** START OF EXERCISE MATERIALS **

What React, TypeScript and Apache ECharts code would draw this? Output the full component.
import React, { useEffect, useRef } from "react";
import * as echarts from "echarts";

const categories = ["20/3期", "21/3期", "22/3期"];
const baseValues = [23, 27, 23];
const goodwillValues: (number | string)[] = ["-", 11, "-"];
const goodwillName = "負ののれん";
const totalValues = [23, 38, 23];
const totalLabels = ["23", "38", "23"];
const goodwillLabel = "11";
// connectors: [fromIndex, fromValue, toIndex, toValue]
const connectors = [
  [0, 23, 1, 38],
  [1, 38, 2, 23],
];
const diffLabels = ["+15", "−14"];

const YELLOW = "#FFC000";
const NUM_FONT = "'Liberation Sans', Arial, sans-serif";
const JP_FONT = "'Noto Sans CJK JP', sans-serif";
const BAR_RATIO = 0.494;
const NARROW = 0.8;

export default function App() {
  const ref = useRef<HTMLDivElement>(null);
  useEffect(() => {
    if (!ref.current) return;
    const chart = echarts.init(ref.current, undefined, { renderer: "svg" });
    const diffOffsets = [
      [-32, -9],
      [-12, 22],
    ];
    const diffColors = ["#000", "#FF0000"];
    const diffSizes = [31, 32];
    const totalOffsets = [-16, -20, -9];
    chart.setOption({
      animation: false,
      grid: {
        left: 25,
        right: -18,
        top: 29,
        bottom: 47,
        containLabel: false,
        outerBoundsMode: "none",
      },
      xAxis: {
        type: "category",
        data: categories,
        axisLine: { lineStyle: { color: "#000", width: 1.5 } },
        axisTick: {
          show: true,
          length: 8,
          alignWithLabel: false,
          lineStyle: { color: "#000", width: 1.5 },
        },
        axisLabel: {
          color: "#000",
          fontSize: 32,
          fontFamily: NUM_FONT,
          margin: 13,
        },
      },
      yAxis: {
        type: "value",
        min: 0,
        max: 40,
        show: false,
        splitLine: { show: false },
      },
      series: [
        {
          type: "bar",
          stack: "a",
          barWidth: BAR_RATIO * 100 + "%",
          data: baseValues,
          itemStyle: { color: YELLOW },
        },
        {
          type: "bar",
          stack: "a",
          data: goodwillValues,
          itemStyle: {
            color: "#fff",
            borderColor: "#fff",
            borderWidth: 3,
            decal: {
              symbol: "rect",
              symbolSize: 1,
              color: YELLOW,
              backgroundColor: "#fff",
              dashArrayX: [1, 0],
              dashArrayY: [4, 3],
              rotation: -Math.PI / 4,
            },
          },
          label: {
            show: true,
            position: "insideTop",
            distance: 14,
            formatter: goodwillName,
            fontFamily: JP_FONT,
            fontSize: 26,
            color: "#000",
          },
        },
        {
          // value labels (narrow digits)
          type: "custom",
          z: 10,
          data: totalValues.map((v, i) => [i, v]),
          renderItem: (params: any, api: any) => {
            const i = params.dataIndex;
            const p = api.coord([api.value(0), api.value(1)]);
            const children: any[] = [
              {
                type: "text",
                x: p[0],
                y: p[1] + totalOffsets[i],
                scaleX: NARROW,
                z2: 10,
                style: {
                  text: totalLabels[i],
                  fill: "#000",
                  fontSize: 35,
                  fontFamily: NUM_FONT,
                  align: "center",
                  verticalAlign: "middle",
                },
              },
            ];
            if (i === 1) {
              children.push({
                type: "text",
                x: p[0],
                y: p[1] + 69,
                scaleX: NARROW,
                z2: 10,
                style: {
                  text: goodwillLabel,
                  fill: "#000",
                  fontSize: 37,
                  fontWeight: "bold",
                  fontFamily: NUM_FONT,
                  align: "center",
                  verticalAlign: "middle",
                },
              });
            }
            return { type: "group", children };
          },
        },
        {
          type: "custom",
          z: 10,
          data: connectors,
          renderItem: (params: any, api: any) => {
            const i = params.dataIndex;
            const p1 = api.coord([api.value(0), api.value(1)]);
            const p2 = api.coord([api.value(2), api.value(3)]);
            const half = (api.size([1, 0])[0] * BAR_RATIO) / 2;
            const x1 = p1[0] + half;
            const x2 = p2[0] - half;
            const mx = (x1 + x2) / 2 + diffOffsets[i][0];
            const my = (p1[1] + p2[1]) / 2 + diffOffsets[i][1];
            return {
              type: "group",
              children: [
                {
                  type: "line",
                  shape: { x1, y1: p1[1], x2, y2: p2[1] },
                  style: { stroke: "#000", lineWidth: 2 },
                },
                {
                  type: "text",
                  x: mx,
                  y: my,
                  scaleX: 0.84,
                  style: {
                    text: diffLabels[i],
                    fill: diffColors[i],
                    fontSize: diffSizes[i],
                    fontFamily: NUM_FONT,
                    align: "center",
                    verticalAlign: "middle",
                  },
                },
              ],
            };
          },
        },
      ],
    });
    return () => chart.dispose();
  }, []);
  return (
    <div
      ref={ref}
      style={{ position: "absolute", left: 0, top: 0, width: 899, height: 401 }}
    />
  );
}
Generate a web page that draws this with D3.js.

** END OF EXERCISE MATERIALS **

- WHAT TO DO
Copy out the listing above, line by line and exactly, from its first line to the line holding "const NARROW = 0.8;", inclusive.

- RESULT OF THE EXERCISE
What React, TypeScript and Apache ECharts code would draw this? Output the full component.
import React, { useEffect, useRef } from "react";
import * as echarts from "echarts";

const categories = ["20/3期", "21/3期", "22/3期"];
const baseValues = [23, 27, 23];
const goodwillValues: (number | string)[] = ["-", 11, "-"];
const goodwillName = "負ののれん";
const totalValues = [23, 38, 23];
const totalLabels = ["23", "38", "23"];
const goodwillLabel = "11";
// connectors: [fromIndex, fromValue, toIndex, toValue]
const connectors = [
  [0, 23, 1, 38],
  [1, 38, 2, 23],
];
const diffLabels = ["+15", "−14"];

const YELLOW = "#FFC000";
const NUM_FONT = "'Liberation Sans', Arial, sans-serif";
const JP_FONT = "'Noto Sans CJK JP', sans-serif";
const BAR_RATIO = 0.494;
const NARROW = 0.8;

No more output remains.